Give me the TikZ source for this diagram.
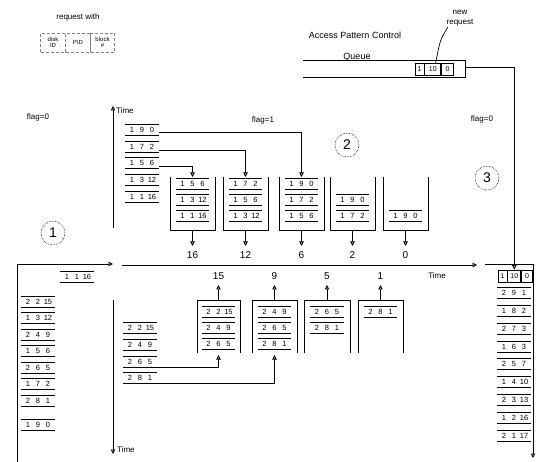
\documentclass[tikz,border=0pt]{standalone}
\usepackage{fontspec}
\setmainfont{Liberation Sans}
\usetikzlibrary{arrows.meta}
\newcommand\rsl[1]{\makebox[10pt]{#1}}
\newcommand\recnode[5]{%
  \node[rec] (#1) at (#2) {\rsl{#3}\rsl{#4}\rsl{#5}};
  \draw[recl] (#1.north west) -- (#1.north east);
  \draw[recl] (#1.south west) -- (#1.south east);}
\tikzset{
  rec/.style={inner sep=0pt, minimum width=33pt, minimum height=11pt, font=\fontsize{7.5}{8}\selectfont},
  recl/.style={line width=0.6pt},
  wire/.style={line width=0.9pt},
  arr/.style={wire, -{Triangle[open, length=4.5pt, width=4.5pt]}},
  openbox/.style={line width=0.9pt},
  lbl/.style={font=\fontsize{8}{9.5}\selectfont, inner sep=0pt},
  lblb/.style={font=\fontsize{9}{10}\selectfont, inner sep=0pt},
  num/.style={font=\fontsize{10}{11}\selectfont, inner sep=0pt},
  circ/.style={circle, draw, densely dotted, line width=0.6pt, minimum size=24pt, inner sep=0pt, font=\fontsize{14}{14}\selectfont},
  cell/.style={draw, line width=0.8pt, minimum height=12pt, inner sep=0pt, font=\fontsize{7}{8}\selectfont},
  fld/.style={draw, densely dashed, gray, text=black, line width=0.5pt, minimum height=19pt, inner sep=0pt, align=center, font=\fontsize{6}{6.5}\selectfont},
}
\begin{document}
\begin{tikzpicture}[x=1pt,y=-1pt]
\useasboundingbox (0,0) rectangle (538,462);

% request format
\node[lbl] (reqw) at (78,17) {request with};
\node[fld, minimum width=25pt] (fdisk) at (53,42.5) {disk\\ID};
\node[fld, minimum width=25pt] (fpid) at (78,42.5) {PID};
\node[fld, minimum width=24pt] (fblock) at (102.5,42.5) {block\\\#};

% queue
\node[lblb] (apc) at (355,35) {Access Pattern Control};
\node[lblb] (qlab) at (357,57) {Queue};
\coordinate (q0) at (303,60);
\coordinate (q1) at (465,60);
\coordinate (q2) at (465,77);
\coordinate (q3) at (303,77);
\coordinate (qend) at (465,67);
\draw[wire] (q0) -- (q1) -- (q2) -- (q3);
\node[cell, minimum width=9pt] (qa) at (419.5,69) {1};
\node[cell, minimum width=16pt, anchor=west] (qb) at (qa.east) {10};
\node[cell, minimum width=12pt, anchor=west] (qc) at (qb.east) {0};
\node[lbl, align=center] (newreq) at (460,18) {new\\request};
\draw[line width=0.7pt] ([xshift=-12pt,yshift=-1pt]newreq.south) .. controls (440,40) .. ([xshift=3pt]qb.north);

% right column
\node[cell, minimum width=9pt] (ra) at (502.5,276) {1};
\node[cell, minimum width=13pt, anchor=west] (rb) at (ra.east) {10};
\node[cell, minimum width=11pt, anchor=west] (rc) at (rb.east) {0};
\draw[arr] (qend) -| (rb.north);
\node[lbl] (flagr) at (482,119) {flag=0};
\node[circ] (c3) at (487,178) {3};
\recnode{r2}{514,293}{2}{9}{1}
\recnode{r3}{514,311}{1}{8}{2}
\recnode{r4}{514,329}{2}{7}{3}
\recnode{r5}{514,347}{1}{6}{3}
\recnode{r6}{514,364}{2}{5}{7}
\recnode{r7}{514,382}{1}{4}{10}
\recnode{r8}{514,400}{2}{3}{13}
\recnode{r9}{514,418}{1}{2}{16}
\recnode{r10}{514,436}{2}{1}{17}
\coordinate (rf0) at (485,264);
\coordinate (rf1) at (533,264);
\coordinate (rf2) at (533,458);
\draw[wire] (rf0) -- (rf1);
\draw[arr] (rf1) -- (rf2);

% main time axis
\coordinate (ax0) at (122,265);
\coordinate (ax1) at (477,265);
\draw[arr] (ax0) -- (ax1);
\node[lbl] (taxis) at (437,276) {Time};

% left frame
\coordinate (lf0) at (17,462);
\coordinate (lf1) at (17,264);
\coordinate (lf2) at (113,264);
\draw[arr] (lf0) -- (lf1) -- (lf2);
\node[lbl] (flagl) at (38,117) {flag=0};
\node[circ] (c1) at (53,233) {1};
\node[lbl] (flag1) at (263,120) {flag=1};
\node[circ] (c2) at (347,145) {2};

% upper vertical axis
\coordinate (uv0) at (113,228);
\coordinate (uv1) at (113,106);
\draw[arr] (uv0) -- (uv1);
\node[lbl, anchor=west] (ut) at (116,111) {Time};

% upper stack
\recnode{s1}{142,130}{1}{9}{0}
\recnode{s2}{142,147}{1}{7}{2}
\recnode{s3}{142,163}{1}{5}{6}
\recnode{s4}{142,180}{1}{3}{12}
\recnode{s5}{142,197}{1}{1}{16}

% upper boxes (open top)
\draw[openbox] (170,177) -- (170,230) -- (215,230) -- (215,177);
\draw[openbox] (223,177) -- (223,230) -- (268,230) -- (268,177);
\draw[openbox] (279,177) -- (279,230) -- (324,230) -- (324,177);
\draw[openbox] (330,177) -- (330,230) -- (375,230) -- (375,177);
\draw[openbox] (383,177) -- (383,230) -- (428,230) -- (428,177);
\coordinate (b1in) at (192.5,177);
\coordinate (b2in) at (245.5,177);
\coordinate (b3in) at (301.5,177);
\foreach \n/\x in {1/192.5,2/245.5,3/301.5,4/352.5,5/405.5}{
  \coordinate (b\n bot) at (\x,230);
  \coordinate (b\n out) at (\x,246);
}
\draw[arr] ([yshift=-3pt]s3.east) -| (b1in);
\draw[arr] ([yshift=-3pt]s2.east) -| (b2in);
\draw[arr] ([yshift=-2pt]s1.east) -| (b3in);
\recnode{b1r1}{192.5,184}{1}{5}{6}
\recnode{b1r2}{192.5,200}{1}{3}{12}
\recnode{b1r3}{192.5,216}{1}{1}{16}
\recnode{b2r1}{245.5,184}{1}{7}{2}
\recnode{b2r2}{245.5,200}{1}{5}{6}
\recnode{b2r3}{245.5,216}{1}{3}{12}
\recnode{b3r1}{301.5,184}{1}{9}{0}
\recnode{b3r2}{301.5,200}{1}{7}{2}
\recnode{b3r3}{301.5,216}{1}{5}{6}
\recnode{b4r2}{352.5,200}{1}{9}{0}
\recnode{b4r3}{352.5,216}{1}{7}{2}
\recnode{b5r3}{405.5,216}{1}{9}{0}
\foreach \n in {1,...,5}{\draw[arr] (b\n bot) -- (b\n out);}
\node[num] (n16) at (192.5,255) {16};
\node[num] (n12) at (245.5,255) {12};
\node[num] (n6) at (301.5,255) {6};
\node[num] (n2) at (352.5,255) {2};
\node[num] (n0) at (405.5,255) {0};

% lower vertical axis
\coordinate (lv0) at (113,300);
\coordinate (lv1) at (113,454);
\draw[arr] (lv0) -- (lv1);
\node[lbl, anchor=west] (lt) at (117,450) {Time};

% lower stack
\recnode{t1}{140,328}{2}{2}{15}
\recnode{t2}{140,345}{2}{4}{9}
\recnode{t3}{140,362}{2}{6}{5}
\recnode{t4}{140,378}{2}{8}{1}

% lower boxes (open bottom)
\draw[openbox] (197,353) -- (197,300) -- (240,300) -- (240,353);
\draw[openbox] (252,353) -- (252,300) -- (297,300) -- (297,353);
\draw[openbox] (304,353) -- (304,300) -- (350,300) -- (350,353);
\draw[openbox] (358,353) -- (358,300) -- (403,300) -- (403,353);
\foreach \n/\x in {A/218.5,B/274.5,C/327,D/380.5}{
  \coordinate (\n top) at (\x,300);
  \coordinate (\n out) at (\x,285);
  \draw[arr] (\n top) -- (\n out);
}
\coordinate (Ain) at (218.5,355);
\coordinate (Bin) at (274.5,355);
\draw[arr] (t3.south east) -| (Ain);
\draw[arr] (t4.south east) -| (Bin);
\recnode{ar1}{218.5,312}{2}{2}{15}
\recnode{ar2}{218.5,328}{2}{4}{9}
\recnode{ar3}{218.5,344}{2}{6}{5}
\recnode{br1}{274.5,312}{2}{4}{9}
\recnode{br2}{274.5,328}{2}{6}{5}
\recnode{br3}{274.5,344}{2}{8}{1}
\recnode{cr1}{327,312}{2}{6}{5}
\recnode{cr2}{327,328}{2}{8}{1}
\recnode{dr1}{380.5,312}{2}{8}{1}
\node[num] (n15) at (218.5,276) {15};
\node[num] (n9) at (274.5,276) {9};
\node[num] (n5) at (327,276) {5};
\node[num] (n1) at (380.5,276) {1};

% left outer column
\recnode{l0}{77,277}{1}{1}{16}
\recnode{l1}{38,302}{2}{2}{15}
\recnode{l2}{38,318}{1}{3}{12}
\recnode{l3}{38,335}{2}{4}{9}
\recnode{l4}{38,351}{1}{5}{6}
\recnode{l5}{38,368}{2}{6}{5}
\recnode{l6}{38,384}{1}{7}{2}
\recnode{l7}{38,401}{2}{8}{1}
\recnode{l8}{38,425}{1}{9}{0}
\end{tikzpicture}
\end{document}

WHAT NEEDS TO BE DONE — From the first line above through the line containing "minimum width=24pt] (fblock)", copy everything exactly, without the pictures.

SOLVED EXERCISE —
Give me the TikZ source for this diagram.
\documentclass[tikz,border=0pt]{standalone}
\usepackage{fontspec}
\setmainfont{Liberation Sans}
\usetikzlibrary{arrows.meta}
\newcommand\rsl[1]{\makebox[10pt]{#1}}
\newcommand\recnode[5]{%
  \node[rec] (#1) at (#2) {\rsl{#3}\rsl{#4}\rsl{#5}};
  \draw[recl] (#1.north west) -- (#1.north east);
  \draw[recl] (#1.south west) -- (#1.south east);}
\tikzset{
  rec/.style={inner sep=0pt, minimum width=33pt, minimum height=11pt, font=\fontsize{7.5}{8}\selectfont},
  recl/.style={line width=0.6pt},
  wire/.style={line width=0.9pt},
  arr/.style={wire, -{Triangle[open, length=4.5pt, width=4.5pt]}},
  openbox/.style={line width=0.9pt},
  lbl/.style={font=\fontsize{8}{9.5}\selectfont, inner sep=0pt},
  lblb/.style={font=\fontsize{9}{10}\selectfont, inner sep=0pt},
  num/.style={font=\fontsize{10}{11}\selectfont, inner sep=0pt},
  circ/.style={circle, draw, densely dotted, line width=0.6pt, minimum size=24pt, inner sep=0pt, font=\fontsize{14}{14}\selectfont},
  cell/.style={draw, line width=0.8pt, minimum height=12pt, inner sep=0pt, font=\fontsize{7}{8}\selectfont},
  fld/.style={draw, densely dashed, gray, text=black, line width=0.5pt, minimum height=19pt, inner sep=0pt, align=center, font=\fontsize{6}{6.5}\selectfont},
}
\begin{document}
\begin{tikzpicture}[x=1pt,y=-1pt]
\useasboundingbox (0,0) rectangle (538,462);

% request format
\node[lbl] (reqw) at (78,17) {request with};
\node[fld, minimum width=25pt] (fdisk) at (53,42.5) {disk\\ID};
\node[fld, minimum width=25pt] (fpid) at (78,42.5) {PID};
\node[fld, minimum width=24pt] (fblock) at (102.5,42.5) {block\\\#};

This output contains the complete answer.